## [What needs to be done]
Give the data below again exactly as it stands. Omit the pictures.
####
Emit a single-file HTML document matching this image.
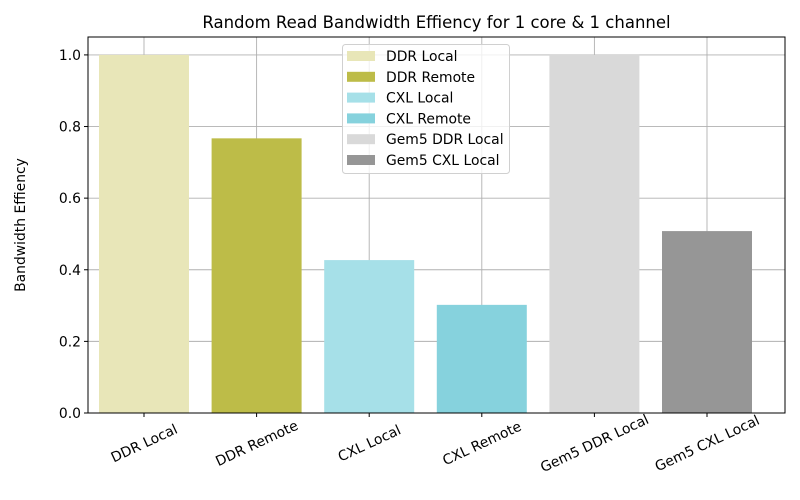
<!DOCTYPE html>
<html><head><meta charset="utf-8"><style>
body{margin:0;background:#fff}
svg{display:block;font-family:"DejaVu Sans","Liberation Sans",sans-serif}
</style></head><body>
<svg id="chart" width="800" height="500"></svg>
<script>
const categories=["DDR Local","DDR Remote","CXL Local","CXL Remote","Gem5 DDR Local","Gem5 CXL Local"];
const values=[1.0,0.767,0.427,0.302,1.0,0.508];
const colors=["#e8e6b8","#bdbc48","#a6e0e8","#86d2dd","#d9d9d9","#969696"];
const yTicks=[0,0.2,0.4,0.6,0.8,1.0];
const yTickLabels=["0.0","0.2","0.4","0.6","0.8","1.0"];
const NS="http://www.w3.org/2000/svg";
const svg=document.getElementById("chart");
const L=88,R=785,T=37,B=413;
const yScale=v=>B-v*(B-T)/1.05;
const step=112.6,x0=144;
const xScale=i=>x0+i*step;
const bw=90;
function mk(t,a,p){const e=document.createElementNS(NS,t);for(const k in a)e.setAttribute(k,a[k]);(p||svg).appendChild(e);return e;}
const title=mk("text",{x:(L+R)/2,y:28,"text-anchor":"middle","font-size":16.5,fill:"#000"});
title.textContent="Random Read Bandwidth Effiency for 1 core & 1 channel";


yTicks.forEach((t,i)=>{
 const y=yScale(t);
 const g=mk("line",{x1:L,x2:R,y1:y,y2:y,stroke:"#b0b0b0","stroke-width":0.9});
 
 
 const tk=mk("line",{x1:L-4,x2:L,y1:y,y2:y,stroke:"#000"});
 
 
 const lb=mk("text",{x:L-7,y:y+5,"text-anchor":"end","font-size":13.9});
 lb.textContent=yTickLabels[i];
 
 
});
categories.forEach((c,i)=>{
 const x=xScale(i);
 const g=mk("line",{x1:x,x2:x,y1:T,y2:B,stroke:"#b0b0b0","stroke-width":0.9});
 
 
});
categories.forEach((c,i)=>{
 const x=xScale(i);
 const r=mk("rect",{x:x-bw/2,y:yScale(values[i]),width:bw,height:B-yScale(values[i]),fill:colors[i]});
 
 
 const tk=mk("line",{x1:x,x2:x,y1:B,y2:B+4,stroke:"#000"});
 
 
 const lb=mk("text",{x:0,y:5,"text-anchor":"middle","font-size":13.9,transform:`translate(${x},${B+30}) rotate(-25)`});
 lb.textContent=c;
 
 
});
const frame=mk("rect",{x:L,y:T,width:R-L,height:B-T,fill:"none",stroke:"#000","stroke-width":1});


const yl=mk("text",{x:0,y:0,"text-anchor":"middle","font-size":13.9,transform:`translate(25,${(T+B)/2}) rotate(-90)`});
yl.textContent="Bandwidth Effiency";


const lg=mk("g",{});


mk("rect",{x:342.5,y:44.5,width:167,height:129,rx:3,fill:"#fff","fill-opacity":0.8,stroke:"#d0d0d0"},lg);
categories.forEach((c,i)=>{
 const y=56+i*20.8;
 const e=mk("g",{},lg);
 
 
 mk("rect",{x:347,y:y-5,width:28,height:10,fill:colors[i]},e);
 const t=mk("text",{x:386,y:y+5,"font-size":13.9},e);
 t.textContent=c;
});
</script>
</body></html>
####
## [Task result]
Emit a single-file HTML document matching this image.
<!DOCTYPE html>
<html><head><meta charset="utf-8"><style>
body{margin:0;background:#fff}
svg{display:block;font-family:"DejaVu Sans","Liberation Sans",sans-serif}
</style></head><body>
<svg id="chart" width="800" height="500"></svg>
<script>
const categories=["DDR Local","DDR Remote","CXL Local","CXL Remote","Gem5 DDR Local","Gem5 CXL Local"];
const values=[1.0,0.767,0.427,0.302,1.0,0.508];
const colors=["#e8e6b8","#bdbc48","#a6e0e8","#86d2dd","#d9d9d9","#969696"];
const yTicks=[0,0.2,0.4,0.6,0.8,1.0];
const yTickLabels=["0.0","0.2","0.4","0.6","0.8","1.0"];
const NS="http://www.w3.org/2000/svg";
const svg=document.getElementById("chart");
const L=88,R=785,T=37,B=413;
const yScale=v=>B-v*(B-T)/1.05;
const step=112.6,x0=144;
const xScale=i=>x0+i*step;
const bw=90;
function mk(t,a,p){const e=document.createElementNS(NS,t);for(const k in a)e.setAttribute(k,a[k]);(p||svg).appendChild(e);return e;}
const title=mk("text",{x:(L+R)/2,y:28,"text-anchor":"middle","font-size":16.5,fill:"#000"});
title.textContent="Random Read Bandwidth Effiency for 1 core & 1 channel";


yTicks.forEach((t,i)=>{
 const y=yScale(t);
 const g=mk("line",{x1:L,x2:R,y1:y,y2:y,stroke:"#b0b0b0","stroke-width":0.9});
 
 
 const tk=mk("line",{x1:L-4,x2:L,y1:y,y2:y,stroke:"#000"});
 
 
 const lb=mk("text",{x:L-7,y:y+5,"text-anchor":"end","font-size":13.9});
 lb.textContent=yTickLabels[i];
 
 
});
categories.forEach((c,i)=>{
 const x=xScale(i);
 const g=mk("line",{x1:x,x2:x,y1:T,y2:B,stroke:"#b0b0b0","stroke-width":0.9});
 
 
});
categories.forEach((c,i)=>{
 const x=xScale(i);
 const r=mk("rect",{x:x-bw/2,y:yScale(values[i]),width:bw,height:B-yScale(values[i]),fill:colors[i]});
 
 
 const tk=mk("line",{x1:x,x2:x,y1:B,y2:B+4,stroke:"#000"});
 
 
 const lb=mk("text",{x:0,y:5,"text-anchor":"middle","font-size":13.9,transform:`translate(${x},${B+30}) rotate(-25)`});
 lb.textContent=c;
 
 
});
const frame=mk("rect",{x:L,y:T,width:R-L,height:B-T,fill:"none",stroke:"#000","stroke-width":1});


const yl=mk("text",{x:0,y:0,"text-anchor":"middle","font-size":13.9,transform:`translate(25,${(T+B)/2}) rotate(-90)`});
yl.textContent="Bandwidth Effiency";


const lg=mk("g",{});


mk("rect",{x:342.5,y:44.5,width:167,height:129,rx:3,fill:"#fff","fill-opacity":0.8,stroke:"#d0d0d0"},lg);
categories.forEach((c,i)=>{
 const y=56+i*20.8;
 const e=mk("g",{},lg);
 
 
 mk("rect",{x:347,y:y-5,width:28,height:10,fill:colors[i]},e);
 const t=mk("text",{x:386,y:y+5,"font-size":13.9},e);
 t.textContent=c;
});
</script>
</body></html>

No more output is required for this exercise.